Objective:
State how many lines of the records contain the string "diagram". Give the number alone.

Information given:
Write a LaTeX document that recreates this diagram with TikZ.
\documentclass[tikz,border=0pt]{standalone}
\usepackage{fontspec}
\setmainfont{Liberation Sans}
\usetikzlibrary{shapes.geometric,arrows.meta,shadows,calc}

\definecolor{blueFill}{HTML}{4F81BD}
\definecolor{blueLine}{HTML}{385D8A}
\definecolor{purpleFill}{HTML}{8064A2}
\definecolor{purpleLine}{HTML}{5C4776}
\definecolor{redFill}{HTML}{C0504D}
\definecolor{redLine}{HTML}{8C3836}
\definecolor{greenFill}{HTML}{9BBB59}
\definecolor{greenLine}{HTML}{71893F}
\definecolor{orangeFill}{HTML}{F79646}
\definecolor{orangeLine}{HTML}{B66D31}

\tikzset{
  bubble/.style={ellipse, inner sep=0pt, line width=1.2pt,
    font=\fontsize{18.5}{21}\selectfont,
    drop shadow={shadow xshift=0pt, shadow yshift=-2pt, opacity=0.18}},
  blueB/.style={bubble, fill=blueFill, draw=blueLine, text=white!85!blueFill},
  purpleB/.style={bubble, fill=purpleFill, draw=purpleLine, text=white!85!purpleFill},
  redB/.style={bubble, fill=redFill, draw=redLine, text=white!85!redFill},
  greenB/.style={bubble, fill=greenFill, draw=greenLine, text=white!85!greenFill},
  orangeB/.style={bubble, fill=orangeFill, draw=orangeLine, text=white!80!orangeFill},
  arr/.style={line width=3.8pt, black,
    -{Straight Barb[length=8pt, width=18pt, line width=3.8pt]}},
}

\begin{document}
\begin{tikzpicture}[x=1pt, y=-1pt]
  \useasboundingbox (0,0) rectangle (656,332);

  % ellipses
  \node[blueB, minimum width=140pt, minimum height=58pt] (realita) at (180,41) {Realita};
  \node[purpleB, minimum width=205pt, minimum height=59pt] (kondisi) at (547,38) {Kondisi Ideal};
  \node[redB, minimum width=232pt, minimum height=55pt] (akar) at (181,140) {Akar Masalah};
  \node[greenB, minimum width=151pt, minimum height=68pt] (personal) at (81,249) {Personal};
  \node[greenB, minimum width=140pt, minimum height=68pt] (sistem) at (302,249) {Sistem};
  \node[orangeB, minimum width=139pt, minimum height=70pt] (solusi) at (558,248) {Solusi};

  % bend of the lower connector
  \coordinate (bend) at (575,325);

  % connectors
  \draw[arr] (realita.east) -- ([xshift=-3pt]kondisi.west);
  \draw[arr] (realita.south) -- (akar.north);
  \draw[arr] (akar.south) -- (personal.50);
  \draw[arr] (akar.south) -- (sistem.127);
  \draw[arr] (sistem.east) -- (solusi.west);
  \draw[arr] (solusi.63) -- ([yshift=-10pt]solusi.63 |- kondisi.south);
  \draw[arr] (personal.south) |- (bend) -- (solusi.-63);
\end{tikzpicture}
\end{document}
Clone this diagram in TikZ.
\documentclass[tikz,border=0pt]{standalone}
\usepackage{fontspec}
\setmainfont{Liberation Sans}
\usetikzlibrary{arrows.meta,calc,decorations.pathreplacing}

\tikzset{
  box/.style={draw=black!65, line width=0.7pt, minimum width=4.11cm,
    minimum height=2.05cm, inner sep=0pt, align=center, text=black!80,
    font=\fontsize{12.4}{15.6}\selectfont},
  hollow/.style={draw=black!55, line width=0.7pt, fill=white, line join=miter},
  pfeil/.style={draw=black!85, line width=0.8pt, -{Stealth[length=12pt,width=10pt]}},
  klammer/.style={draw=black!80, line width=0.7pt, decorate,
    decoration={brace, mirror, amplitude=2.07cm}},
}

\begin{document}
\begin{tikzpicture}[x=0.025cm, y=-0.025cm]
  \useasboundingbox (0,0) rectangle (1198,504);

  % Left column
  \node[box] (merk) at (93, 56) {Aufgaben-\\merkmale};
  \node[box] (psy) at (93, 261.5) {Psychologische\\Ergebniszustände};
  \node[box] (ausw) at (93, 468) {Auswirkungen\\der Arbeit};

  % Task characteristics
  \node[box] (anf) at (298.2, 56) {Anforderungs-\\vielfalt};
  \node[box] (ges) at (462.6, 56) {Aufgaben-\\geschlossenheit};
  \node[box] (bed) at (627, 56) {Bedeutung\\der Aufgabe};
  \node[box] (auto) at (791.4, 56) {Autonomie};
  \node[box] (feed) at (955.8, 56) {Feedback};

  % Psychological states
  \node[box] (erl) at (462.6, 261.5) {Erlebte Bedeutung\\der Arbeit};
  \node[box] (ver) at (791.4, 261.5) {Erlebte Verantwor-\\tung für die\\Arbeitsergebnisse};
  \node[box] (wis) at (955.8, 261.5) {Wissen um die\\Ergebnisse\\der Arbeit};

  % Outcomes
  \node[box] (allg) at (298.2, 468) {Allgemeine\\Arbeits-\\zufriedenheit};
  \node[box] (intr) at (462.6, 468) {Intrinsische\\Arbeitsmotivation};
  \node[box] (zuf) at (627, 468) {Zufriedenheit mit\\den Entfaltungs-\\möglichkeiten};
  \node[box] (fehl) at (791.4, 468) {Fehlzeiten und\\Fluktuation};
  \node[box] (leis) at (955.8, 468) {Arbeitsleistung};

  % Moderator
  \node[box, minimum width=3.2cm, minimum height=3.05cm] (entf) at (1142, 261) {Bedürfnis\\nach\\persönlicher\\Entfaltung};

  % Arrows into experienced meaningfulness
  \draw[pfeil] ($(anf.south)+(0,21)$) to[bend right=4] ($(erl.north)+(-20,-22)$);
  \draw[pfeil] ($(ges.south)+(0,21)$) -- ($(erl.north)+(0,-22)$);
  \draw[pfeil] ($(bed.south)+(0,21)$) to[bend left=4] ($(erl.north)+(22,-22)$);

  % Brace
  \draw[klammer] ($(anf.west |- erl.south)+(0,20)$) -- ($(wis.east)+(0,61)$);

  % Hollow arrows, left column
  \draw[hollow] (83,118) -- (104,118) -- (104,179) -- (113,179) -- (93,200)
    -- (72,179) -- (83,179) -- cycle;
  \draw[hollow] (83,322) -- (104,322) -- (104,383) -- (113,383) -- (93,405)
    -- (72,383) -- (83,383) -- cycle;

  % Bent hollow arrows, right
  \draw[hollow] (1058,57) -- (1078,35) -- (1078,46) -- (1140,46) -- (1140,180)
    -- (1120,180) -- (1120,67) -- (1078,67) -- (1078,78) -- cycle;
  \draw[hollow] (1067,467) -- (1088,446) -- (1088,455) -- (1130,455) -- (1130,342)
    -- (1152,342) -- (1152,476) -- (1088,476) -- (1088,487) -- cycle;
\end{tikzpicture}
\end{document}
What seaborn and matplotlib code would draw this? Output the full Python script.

Complete response:
2